Od momentu, kiedy w 2013 roku wszedł na ekrany telewizorów serial Wikingowie, ci bezwzględni wojownicy przeżywają swój renesans. Zapanowała moda na gry planszowe (Najeźdźcy z północy), noszenie długich włosów z brodami i wszystko, co związane z tym tematem. Dla mnie jako historyka i zagorzałego fana folk metalu – nie było to żadne odkrycie, ale przyznam, że sam dałem porwać się temu nurtowi. Kiedy dostałem do ręki Furię Wikingów, wiedziałem, że nie będę do tego podchodził jak do książki historycznej, a raczej jak do ciekawej wariacji na ten temat. Czy autor wyszedł obronną ręką i czy udało mu się napisać interesującą opowieść? Odpowiedź znajdziecie poniżej.
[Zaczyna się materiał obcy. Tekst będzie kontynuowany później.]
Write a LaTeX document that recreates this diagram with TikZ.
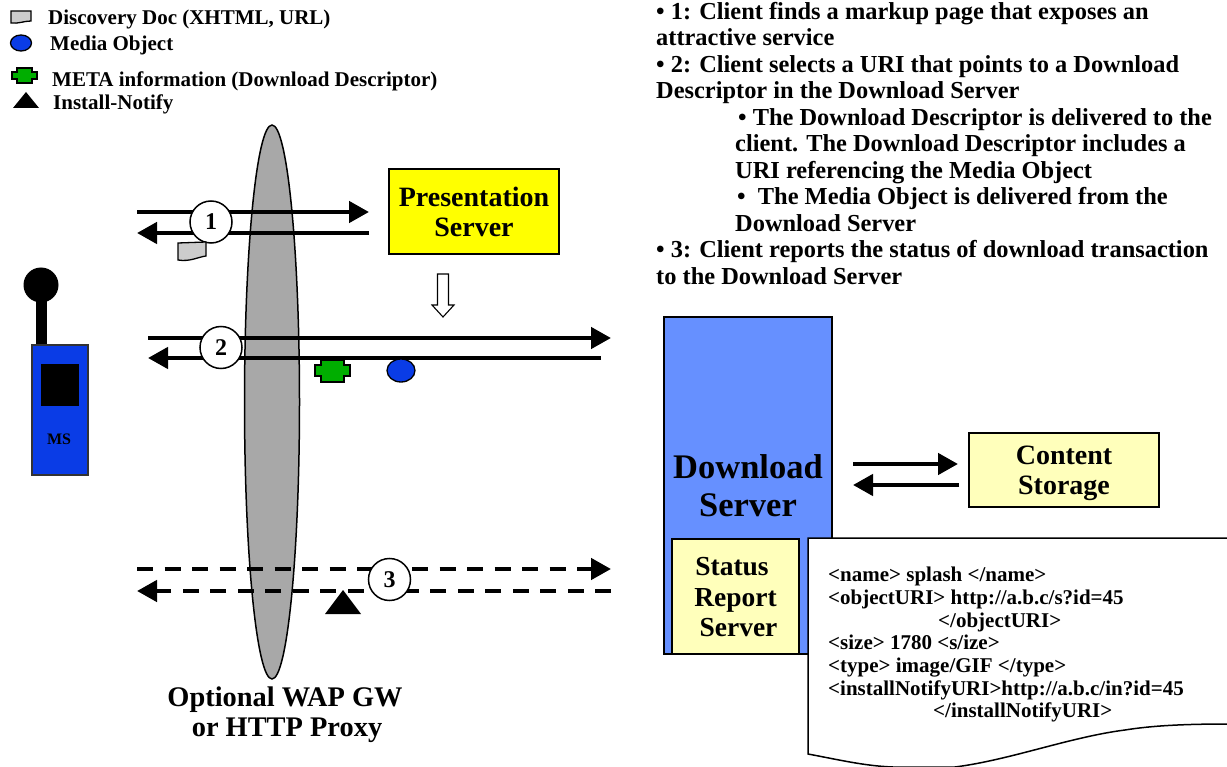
\documentclass[tikz,border=0pt]{standalone}
\usepackage{fontspec}
\setmainfont{Liberation Serif}
\usetikzlibrary{arrows.meta,shapes.geometric}
\newcommand{\fs}[2]{\fontsize{#1}{#2}\selectfont\bfseries}
\definecolor{wapgray}{HTML}{A8A8A8}
\definecolor{msblue}{HTML}{0A3CE6}
\definecolor{dlblue}{HTML}{6690FF}
\definecolor{metagreen}{HTML}{00AE00}
\definecolor{docgray}{HTML}{CCCCCC}
\definecolor{paleyellow}{HTML}{FFFFBB}
\definecolor{brightyellow}{HTML}{FFFF00}
\tikzset{
  x=1pt,y=-1pt,
  flow/.style={line width=4.5pt,-{Triangle[length=20pt,width=21pt]}},
  dflow/.style={flow,dash pattern=on 16pt off 11.5pt},
  stepnum/.style={circle,draw=black,line width=1.5pt,fill=white,minimum size=42pt,inner sep=0pt,font=\fs{24}{26}},
  box/.style={draw=black,line width=1.5pt,align=center,inner sep=0pt},
  legend/.style={anchor=west,inner sep=0pt,font=\fs{21}{23}},
  icon/.style={draw=black,line width=1.3pt},
}
\begin{document}
\begin{tikzpicture}
\useasboundingbox (0,0) rectangle (1227,767);
% legend
\draw[icon,fill=docgray] (11,11) -- (31,11) -- (31,21) .. controls (24,21) and (18,24) .. (11,23) -- cycle;
\node[legend] (lg1) at (48,19) {Discovery Doc (XHTML, URL)};
\node[icon,fill=msblue,ellipse,minimum width=21pt,minimum height=16pt,inner sep=0pt] (lgm) at (21,43) {};
\node[legend] (lg2) at (50,45.5) {Media Object};
\draw[icon,fill=metagreen] (17,68) -- (32,68) -- (32,72) -- (37,72) -- (37,79) -- (32,79) -- (32,83) -- (17,83) -- (17,79) -- (12,79) -- (12,72) -- (17,72) -- cycle;
\node[legend] (lg3) at (52,81.5) {META information (Download Descriptor)};
\fill (13,108) -- (26,92) -- (39,108) -- cycle;
\node[legend] (lg4) at (53,104.5) {Install-Notify};
% gateway
\node[ellipse,draw=black,line width=1.5pt,fill=wapgray,minimum width=55pt,minimum height=554pt,inner sep=0pt] (gw) at (272,402) {};
\node[align=center,inner sep=0pt,font=\fs{28.4}{30}] (gwl) at (285,715) {Optional WAP GW\\\hspace*{4pt}or HTTP Proxy};
% presentation server
\node[box,fill=brightyellow,minimum width=170pt,minimum height=85pt,font=\fs{28}{30}] (ps) at (474,211.5) {Presentation\\Server};
% MS
\draw[line width=11pt] (41,285) -- (41,346);
\fill (41,285) circle (17.5);
\draw[draw=black!80,line width=1.4pt,fill=msblue] (32,345) rectangle (88,475);
\fill (41,364) rectangle (79,406);
\node[inner sep=0pt,font=\fs{16}{18}] (ms) at (59,439) {MS};
% flows
\coordinate (a1s) at (137,212); \coordinate (a1e) at (369,212);
\coordinate (b1s) at (369,233); \coordinate (b1e) at (137,233);
\coordinate (a2s) at (148,338); \coordinate (a2e) at (611,338);
\coordinate (b2s) at (601,358); \coordinate (b2e) at (148,358);
\coordinate (a3s) at (137,569); \coordinate (a3e) at (611,569);
\coordinate (b3s) at (611,591); \coordinate (b3e) at (137,591);
\draw[flow] (a1s) -- (a1e);
\draw[flow] (b1s) -- (b1e);
\draw[flow] (a2s) -- (a2e);
\draw[flow] (b2s) -- (b2e);
\draw[dflow] (a3s) -- (a3e);
\draw[dflow] (b3s) -- (b3e);
\node[stepnum] (n1) at (211,222) {1};
\node[stepnum] (n2) at (221,347.5) {2};
\node[stepnum] (n3) at (389.5,579.5) {3};
% items on flows
\draw[icon,fill=docgray] (178,243) -- (206,242) -- (206,256) .. controls (198,257) and (190,262) .. (178,260) -- cycle;
\draw[icon,fill=metagreen] (321,360) -- (344,360) -- (344,365) -- (350,365) -- (350,376) -- (344,376) -- (344,382) -- (321,382) -- (321,376) -- (315,376) -- (315,365) -- (321,365) -- cycle;
\node[icon,fill=msblue,ellipse,minimum width=28pt,minimum height=23pt,inner sep=0pt] (mo) at (401,370.5) {};
\fill (325,614) -- (343,590) -- (361,614) -- cycle;
% hollow arrow
\draw[draw=black,line width=1.1pt,fill=white] (437.5,274) -- (448.5,274) -- (448.5,305) -- (454,305) -- (443,317) -- (432,305) -- (437.5,305) -- cycle;
% download server
\draw[draw=black,line width=1.5pt,fill=dlblue] (664,317) rectangle (832,654);
\node[inner sep=0pt,align=center,font=\fs{34.5}{38}] (ds) at (748,485.5) {Download\\Server};
\node[box,fill=paleyellow,minimum width=127pt,minimum height=115pt] (sr) at (735.5,596.5) {};
\node[inner sep=0pt,align=center,font=\fs{27.5}{30.5}] (srl) at (735.5,597.5) {Status\hspace*{7pt}\\Report\\\hspace*{6pt}Server};
% content storage
\node[box,fill=paleyellow,minimum width=190pt,minimum height=74pt] (cs) at (1064,470) {};
\node[inner sep=0pt,align=center,font=\fs{28}{30}] (csl) at (1064,473) {Content\\Storage};
\coordinate (c1s) at (853,464); \coordinate (c1e) at (958,464);
\coordinate (c2s) at (959,485); \coordinate (c2e) at (853,485);
\draw[flow] (c1s) -- (c1e);
\draw[flow] (c2s) -- (c2e);
% descriptor document
\draw[draw=black,line width=1.5pt,fill=white] (1229,538) -- (808,538) -- (808,754) .. controls (840,760) and (865,766) .. (893,767) -- (955,767) .. controls (1010,760) and (1070,737) .. (1125,730) .. controls (1150,726) and (1180,724) .. (1229,724);
\node[anchor=north west,align=left,inner sep=0pt,font=\fs{21}{22.7}] (dd) at (828,567) {<name> splash </name>\\
<objectURI> http://a.b.c/s?id=45\\
\hspace*{110pt}</objectURI>\\
<size> 1780 <s/ize>\\
<type> image/GIF </type>\\
<installNotifyURI>http://a.b.c/in?id=45\\
\hspace*{105pt}</installNotifyURI>};
% explanatory text
\node[anchor=north west,align=left,inner sep=0pt,font=\fs{24.4}{26.5}] (txt) at (656,1.7) {• 1: Client finds a markup page that exposes an\\
attractive service\\
• 2: Client selects a URI that points to a Download\\
Descriptor in the Download Server\\
\hspace*{82pt}• The Download Descriptor is delivered to the\\
\hspace*{79pt}client. The Download Descriptor includes a\\
\hspace*{79pt}URI referencing the Media Object\\
\hspace*{81pt}•~~The Media Object is delivered from the\\
\hspace*{79pt}Download Server\\
• 3: Client reports the status of download transaction\\
to the Download Server};
\end{tikzpicture}
\end{document}
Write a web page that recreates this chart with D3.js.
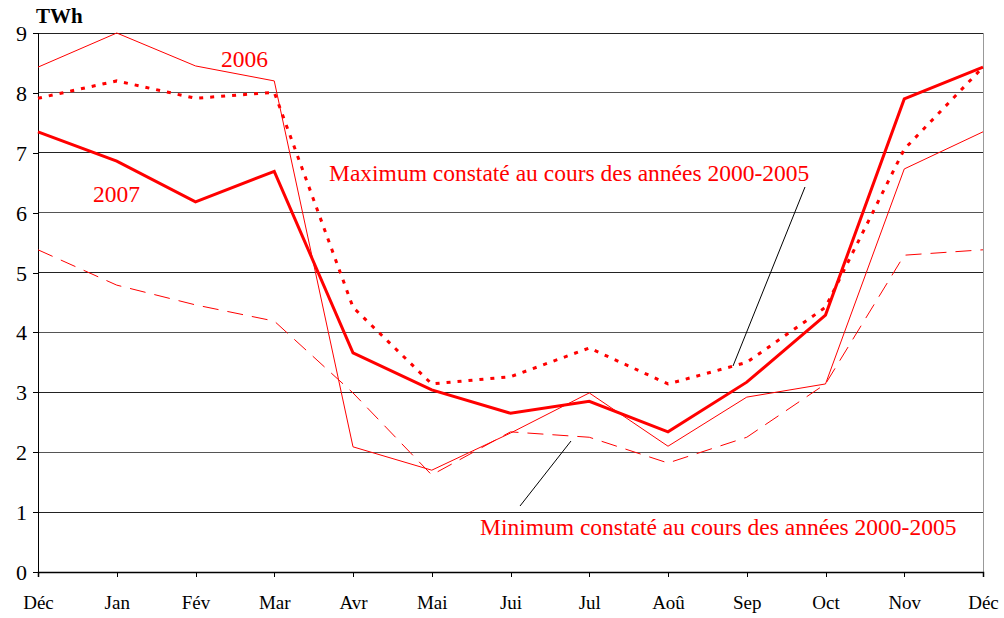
<!DOCTYPE html>
<html>
<head>
<meta charset="utf-8">
<script src="https://cdn.jsdelivr.net/npm/d3@7"></script>
<style>
  body { margin: 0; background: #fff; }
</style>
</head>
<body>
<div id="chart"></div>
<script>
// months (Dec of previous year through Dec)
const months = ["Déc", "Jan", "Fév", "Mar", "Avr", "Mai", "Jui", "Jul", "Aoû", "Sep", "Oct", "Nov", "Déc"];
const yTicks = [0, 1, 2, 3, 4, 5, 6, 7, 8, 9];

// TWh values
const y2007 = [7.35, 6.86, 6.18, 6.69, 3.66, 3.04, 2.65, 2.85, 2.34, 3.17, 4.29, 7.90, 8.43];
const y2006 = [8.43, 9.00, 8.45, 8.20, 2.09, 1.70, 2.32, 2.99, 2.10, 2.92, 3.14, 6.73, 7.35];
const maxi = [7.91, 8.20, 7.91, 8.01, 4.42, 3.14, 3.26, 3.74, 3.14, 3.50, 4.42, 7.06, 8.43];
const mini = [5.38, 4.79, 4.46, 4.19, 2.99, 1.62, 2.34, 2.25, 1.82, 2.25, 3.14, 5.29, 5.38];

const W = 1004, H = 618;
const m = { top: 33, right: 21, bottom: 46, left: 38 };
const red = "#ff0000";
const serif = "'Liberation Serif', 'Times New Roman', Times, serif";

const svg = d3.select("#chart").append("svg")
  .attr("width", W).attr("height", H)
  .attr("font-family", serif);

const x = d3.scaleLinear().domain([0, months.length - 1]).range([m.left, W - m.right]);
const y = d3.scaleLinear().domain([0, 9]).range([H - m.bottom, m.top]);

// horizontal grid
svg.append("g")
  .selectAll("line")
  .data(yTicks.filter(d => d > 0))
  .join("line")
  .attr("x1", m.left).attr("x2", W - m.right)
  .attr("y1", d => y(d)).attr("y2", d => y(d))
  .attr("stroke", (d, i) => i % 2 ? "#555" : "#222")
  .attr("stroke-width", 1)
  .attr("shape-rendering", "crispEdges");

// right border
svg.append("line")
  .attr("x1", W - m.right).attr("x2", W - m.right)
  .attr("y1", m.top).attr("y2", H - m.bottom)
  .attr("stroke", "#999").attr("shape-rendering", "crispEdges");

// y axis
const yAxis = svg.append("g")
  .attr("transform", `translate(${m.left},0)`)
  .call(d3.axisLeft(y).tickValues(yTicks).tickSize(5).tickFormat(d3.format("d")));
yAxis.attr("font-family", serif).attr("font-size", 22);
yAxis.selectAll("text").attr("fill", "#000").attr("dx", -3).attr("dy", "0.34em");
yAxis.selectAll("line, path").attr("stroke", "#000").attr("shape-rendering", "crispEdges");

// x axis
const xAxis = svg.append("g")
  .attr("transform", `translate(0,${H - m.bottom})`)
  .call(d3.axisBottom(x).tickValues(d3.range(months.length)).tickSize(5)
    .tickFormat(i => months[i]));
xAxis.attr("font-family", serif).attr("font-size", 19);
xAxis.select(".domain").attr("stroke", "#000").attr("stroke-width", 1.5);
xAxis.selectAll("line").attr("stroke", "#000").attr("shape-rendering", "crispEdges");
xAxis.selectAll("text").attr("fill", "#000").attr("y", 0).attr("dy", 37);

svg.append("text")
  .attr("x", 36).attr("y", 23)
  .attr("font-weight", "bold").attr("font-size", 21)
  .text("TWh");

const line = d3.line().x((d, i) => x(i)).y(d => y(d));

const series = [
  { data: mini, width: 1, dash: "16,9" },
  { data: y2006, width: 1, dash: null },
  { data: maxi, width: 3, dash: "4,7" },
  { data: y2007, width: 3, dash: null }
];

svg.append("g")
  .selectAll("path")
  .data(series)
  .join("path")
  .attr("fill", "none")
  .attr("stroke", red)
  .attr("stroke-width", d => d.width)
  .attr("stroke-dasharray", d => d.dash)
  .attr("stroke-linejoin", "miter")
  .attr("d", d => line(d.data));

// leader lines
svg.append("line")
  .attr("x1", 805).attr("y1", 187).attr("x2", 733).attr("y2", 366)
  .attr("stroke", "#000").attr("stroke-width", 1);
svg.append("line")
  .attr("x1", 571).attr("y1", 441).attr("x2", 520).attr("y2", 506)
  .attr("stroke", "#000").attr("stroke-width", 1);

// annotations
const notes = [
  { t: "2006", x: 221, y: 67 },
  { t: "2007", x: 93, y: 202 },
  { t: "Maximum constaté au cours des années 2000-2005", x: 329, y: 181 },
  { t: "Minimum constaté au cours des années 2000-2005", x: 480, y: 535 }
];
svg.append("g")
  .selectAll("text")
  .data(notes)
  .join("text")
  .attr("x", d => d.x).attr("y", d => d.y)
  .attr("fill", red)
  .attr("font-size", 23.5)
  .text(d => d.t);
</script>
</body>
</html>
Już w samym posłowiu autor zaznacza, że ta książka rządzi się swoimi prawami. Jako fan pewnych postaci zmienia chronologię wydarzeń, aby pokazać ulubieńców w książce. Na przykład w przypadku Ivara Bezkostnego, który nie urodził się jeszcze, kiedy Ragnar po raz pierwszy przybijał do brzegu Brytanii, a w książce płynie tam wraz z ojcem. Jak wcześniej napisałem, nie podchodziłem do tej pozycji, jako do źródła historycznego. Gdybym patrzył na książkę z perspektywy mediewisty, pewnie dostałbym zawału serca. Pomieszanie faktów, używanie słów, które nie pasują do realiów epoki i tym podobne zabiegi zdarzają się często. Nie zmienia to jednak faktu, że to jedna z lepszych książek, jakie wpadły ostatnio w moje recenzenckie łapki.
Fabuła jest dość prosta. Wikingowie, którym przewodzi Ragnar, pragną odkrywać nowe tereny pod swoje wyprawy łupieżcze. Tereny Słowian obfitują w groźnych wojowników, lecz nie są krainami zamożnymi, by kontynuować wyprawy na ich terytoria. Oczy krwawych łupieżców kierują się więc w stronę Brytanii. Jest to bowiem wyspa, na której stoją opływające w złoto świątynie niepilnowane przez kogokolwiek, kto mógłby zagrozić Ragnarowi i jego synom. Mieszkańcy Brytanii wierzą w Boga bez imienia, który dał się ukrzyżować ludziom, więc nie może się mierzyć z Thorem gromowładnym. Ivar syn Ragnara, dobitnie daje to do zrozumienia każdemu wyznawcy nowopoznanej wiary, pozostawiając za sobą stosy trupów.
Książka napisana jest łatwym i przystępnym językiem. Należy przede wszystkim zwrócić uwagę na to, jak autor opisuje sceny walki, a robi to perfekcyjnie. Czytając te opisy, czujemy wręcz, jakbyśmy byli zbryzgani krwią, a w uszach słyszymy chrzęst łamanych kości. Tempo akcji jest zawrotne, jakbyśmy pędzili z toporem w ręku ku Valhalli. Postacie są silnie zarysowane, ale od początku da się zauważyć, kto jest ulubieńcem autora. Ivar Bezkostny jest brutalny, szalony i spragniony krwi. Nie jest jednak głupcem, a wyrachowanym psychopatom, którego nie chcielibyście spotkać nawet w swoich snach. Reszta synów Ragnara też przedstawiona jest w sposób interesujący. Mamy więc tutaj Halfdana, będącego berserkiem, stojącego w cieniu kalekiego brata i wiele innych postaci. Najbardziej chyba jednak ubodło mnie to, jak autor potraktował Bjorna Żelaznobokiego, ale w natłoku wrażeń przymknąłem na to oko.
Podsumowując: Furia Wikingów to pozycja obowiązkowa dla fanów wojowników z północy. Dostaniemy tu solidną dawkę akcji i pozujemy się jakbyśmy stali w równym szeregu w murze tarcz. Na uwagę zasługuje też sposób przedstawienia wierzeń nordyckich. Autor pokazuje, że obok brutalności wojowników charakteryzują się oni wielkim poszanowaniem swojej religii.
Jak na debiut autorski Daniel Komorowski zawiesił sobie bardzo wysoką poprzeczkę i zdał egzamin perfekcyjnie. Jeżeli kolejne powieści kontynuujące Furii Wikingów będą na takim samym poziomie, to zyskamy jednego z najlepszych autorów piszących książki przygodowe w czasach wikingów.